### Set problem
Copy the data that follows, character for character, minus the pictures.

**** Material ****

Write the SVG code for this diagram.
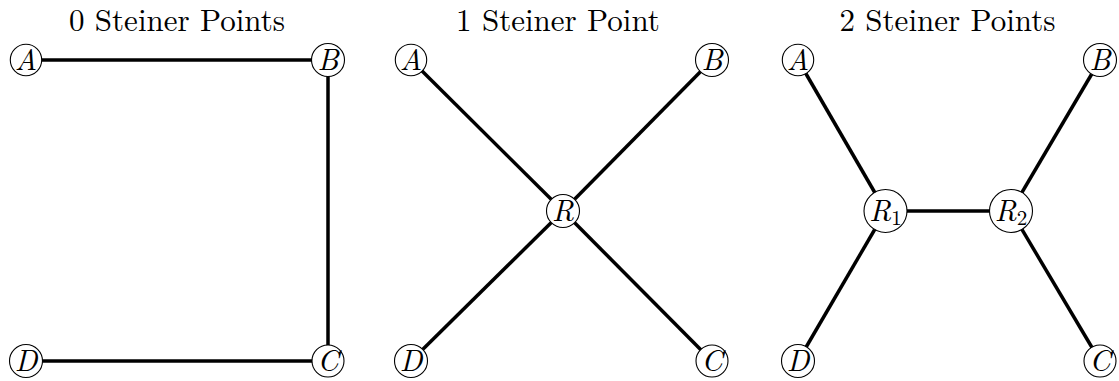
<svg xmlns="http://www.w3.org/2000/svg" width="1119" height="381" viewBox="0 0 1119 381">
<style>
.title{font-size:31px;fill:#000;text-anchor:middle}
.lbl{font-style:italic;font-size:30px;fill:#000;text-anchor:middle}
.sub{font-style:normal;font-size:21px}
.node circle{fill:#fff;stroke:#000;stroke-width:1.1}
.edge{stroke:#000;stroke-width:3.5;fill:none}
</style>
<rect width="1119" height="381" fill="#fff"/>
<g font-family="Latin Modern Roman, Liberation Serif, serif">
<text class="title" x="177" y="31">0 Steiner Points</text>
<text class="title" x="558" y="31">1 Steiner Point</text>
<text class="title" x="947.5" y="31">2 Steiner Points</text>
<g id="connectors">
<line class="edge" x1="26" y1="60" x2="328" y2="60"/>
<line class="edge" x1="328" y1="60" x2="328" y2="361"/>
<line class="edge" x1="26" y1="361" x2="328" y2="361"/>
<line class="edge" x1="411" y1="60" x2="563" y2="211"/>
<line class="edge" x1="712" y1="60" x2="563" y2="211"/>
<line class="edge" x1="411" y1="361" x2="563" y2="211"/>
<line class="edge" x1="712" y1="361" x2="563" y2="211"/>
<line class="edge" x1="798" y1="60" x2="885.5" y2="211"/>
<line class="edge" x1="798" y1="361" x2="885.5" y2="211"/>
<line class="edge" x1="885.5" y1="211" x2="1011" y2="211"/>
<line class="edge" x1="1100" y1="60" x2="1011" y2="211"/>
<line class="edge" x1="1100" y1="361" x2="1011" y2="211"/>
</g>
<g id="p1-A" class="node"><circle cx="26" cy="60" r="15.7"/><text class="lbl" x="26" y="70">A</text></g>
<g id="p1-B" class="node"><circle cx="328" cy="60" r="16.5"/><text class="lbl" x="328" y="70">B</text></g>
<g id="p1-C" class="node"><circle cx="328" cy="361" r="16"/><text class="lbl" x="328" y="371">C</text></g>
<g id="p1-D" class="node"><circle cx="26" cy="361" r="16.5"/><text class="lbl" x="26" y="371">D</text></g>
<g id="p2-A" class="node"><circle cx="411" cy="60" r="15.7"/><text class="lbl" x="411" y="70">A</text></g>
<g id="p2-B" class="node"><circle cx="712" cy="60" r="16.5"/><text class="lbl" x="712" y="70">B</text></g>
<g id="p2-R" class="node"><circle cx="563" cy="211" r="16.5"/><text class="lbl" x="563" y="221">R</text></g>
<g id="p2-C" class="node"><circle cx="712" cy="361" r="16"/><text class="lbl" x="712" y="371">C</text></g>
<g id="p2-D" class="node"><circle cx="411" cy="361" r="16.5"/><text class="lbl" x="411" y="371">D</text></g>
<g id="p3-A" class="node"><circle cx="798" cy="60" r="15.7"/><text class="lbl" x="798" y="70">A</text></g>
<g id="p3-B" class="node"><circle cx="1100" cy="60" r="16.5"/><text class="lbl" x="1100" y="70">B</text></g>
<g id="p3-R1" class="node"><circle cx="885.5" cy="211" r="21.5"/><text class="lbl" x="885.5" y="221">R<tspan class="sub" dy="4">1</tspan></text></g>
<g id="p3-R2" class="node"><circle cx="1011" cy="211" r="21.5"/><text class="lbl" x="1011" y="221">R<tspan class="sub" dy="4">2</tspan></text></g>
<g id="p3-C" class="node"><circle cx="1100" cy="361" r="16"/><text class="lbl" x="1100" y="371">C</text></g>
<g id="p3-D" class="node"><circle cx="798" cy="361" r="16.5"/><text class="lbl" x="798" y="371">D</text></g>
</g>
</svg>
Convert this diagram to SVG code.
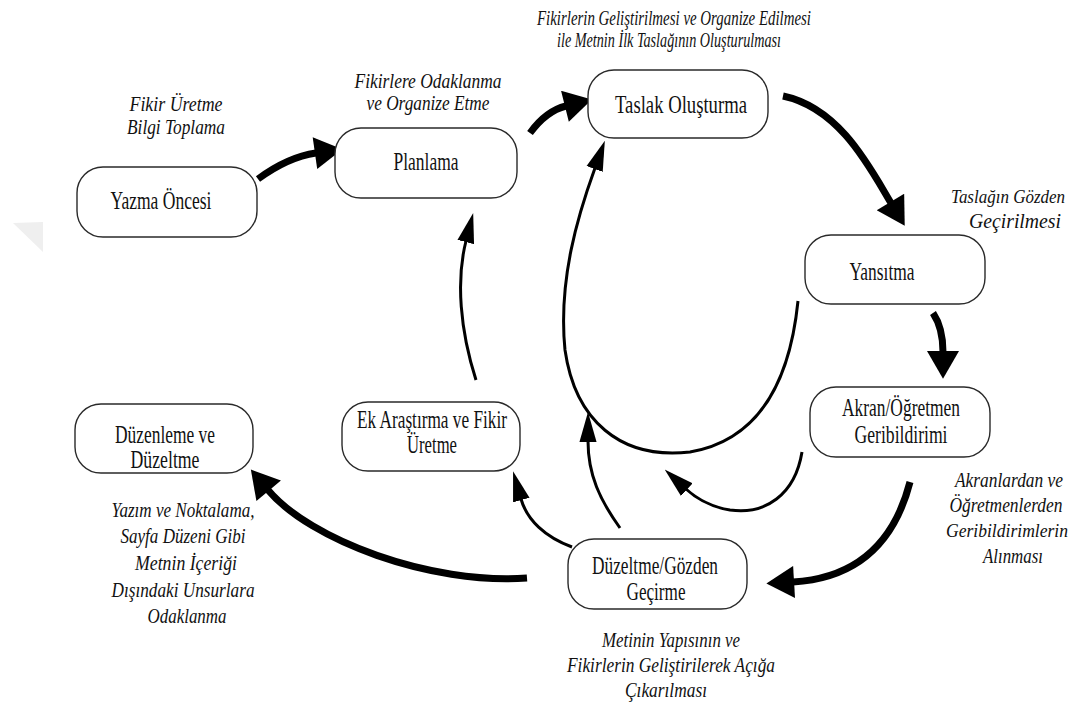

****

### Finished task
Write the SVG code for this diagram.
<svg xmlns="http://www.w3.org/2000/svg" width="1119" height="381" viewBox="0 0 1119 381">
<style>
.title{font-size:31px;fill:#000;text-anchor:middle}
.lbl{font-style:italic;font-size:30px;fill:#000;text-anchor:middle}
.sub{font-style:normal;font-size:21px}
.node circle{fill:#fff;stroke:#000;stroke-width:1.1}
.edge{stroke:#000;stroke-width:3.5;fill:none}
</style>
<rect width="1119" height="381" fill="#fff"/>
<g font-family="Latin Modern Roman, Liberation Serif, serif">
<text class="title" x="177" y="31">0 Steiner Points</text>
<text class="title" x="558" y="31">1 Steiner Point</text>
<text class="title" x="947.5" y="31">2 Steiner Points</text>
<g id="connectors">
<line class="edge" x1="26" y1="60" x2="328" y2="60"/>
<line class="edge" x1="328" y1="60" x2="328" y2="361"/>
<line class="edge" x1="26" y1="361" x2="328" y2="361"/>
<line class="edge" x1="411" y1="60" x2="563" y2="211"/>
<line class="edge" x1="712" y1="60" x2="563" y2="211"/>
<line class="edge" x1="411" y1="361" x2="563" y2="211"/>
<line class="edge" x1="712" y1="361" x2="563" y2="211"/>
<line class="edge" x1="798" y1="60" x2="885.5" y2="211"/>
<line class="edge" x1="798" y1="361" x2="885.5" y2="211"/>
<line class="edge" x1="885.5" y1="211" x2="1011" y2="211"/>
<line class="edge" x1="1100" y1="60" x2="1011" y2="211"/>
<line class="edge" x1="1100" y1="361" x2="1011" y2="211"/>
</g>
<g id="p1-A" class="node"><circle cx="26" cy="60" r="15.7"/><text class="lbl" x="26" y="70">A</text></g>
<g id="p1-B" class="node"><circle cx="328" cy="60" r="16.5"/><text class="lbl" x="328" y="70">B</text></g>
<g id="p1-C" class="node"><circle cx="328" cy="361" r="16"/><text class="lbl" x="328" y="371">C</text></g>
<g id="p1-D" class="node"><circle cx="26" cy="361" r="16.5"/><text class="lbl" x="26" y="371">D</text></g>
<g id="p2-A" class="node"><circle cx="411" cy="60" r="15.7"/><text class="lbl" x="411" y="70">A</text></g>
<g id="p2-B" class="node"><circle cx="712" cy="60" r="16.5"/><text class="lbl" x="712" y="70">B</text></g>
<g id="p2-R" class="node"><circle cx="563" cy="211" r="16.5"/><text class="lbl" x="563" y="221">R</text></g>
<g id="p2-C" class="node"><circle cx="712" cy="361" r="16"/><text class="lbl" x="712" y="371">C</text></g>
<g id="p2-D" class="node"><circle cx="411" cy="361" r="16.5"/><text class="lbl" x="411" y="371">D</text></g>
<g id="p3-A" class="node"><circle cx="798" cy="60" r="15.7"/><text class="lbl" x="798" y="70">A</text></g>
<g id="p3-B" class="node"><circle cx="1100" cy="60" r="16.5"/><text class="lbl" x="1100" y="70">B</text></g>
<g id="p3-R1" class="node"><circle cx="885.5" cy="211" r="21.5"/><text class="lbl" x="885.5" y="221">R<tspan class="sub" dy="4">1</tspan></text></g>
<g id="p3-R2" class="node"><circle cx="1011" cy="211" r="21.5"/><text class="lbl" x="1011" y="221">R<tspan class="sub" dy="4">2</tspan></text></g>
<g id="p3-C" class="node"><circle cx="1100" cy="361" r="16"/><text class="lbl" x="1100" y="371">C</text></g>
<g id="p3-D" class="node"><circle cx="798" cy="361" r="16.5"/><text class="lbl" x="798" y="371">D</text></g>
</g>
</svg>
Convert this diagram to SVG code.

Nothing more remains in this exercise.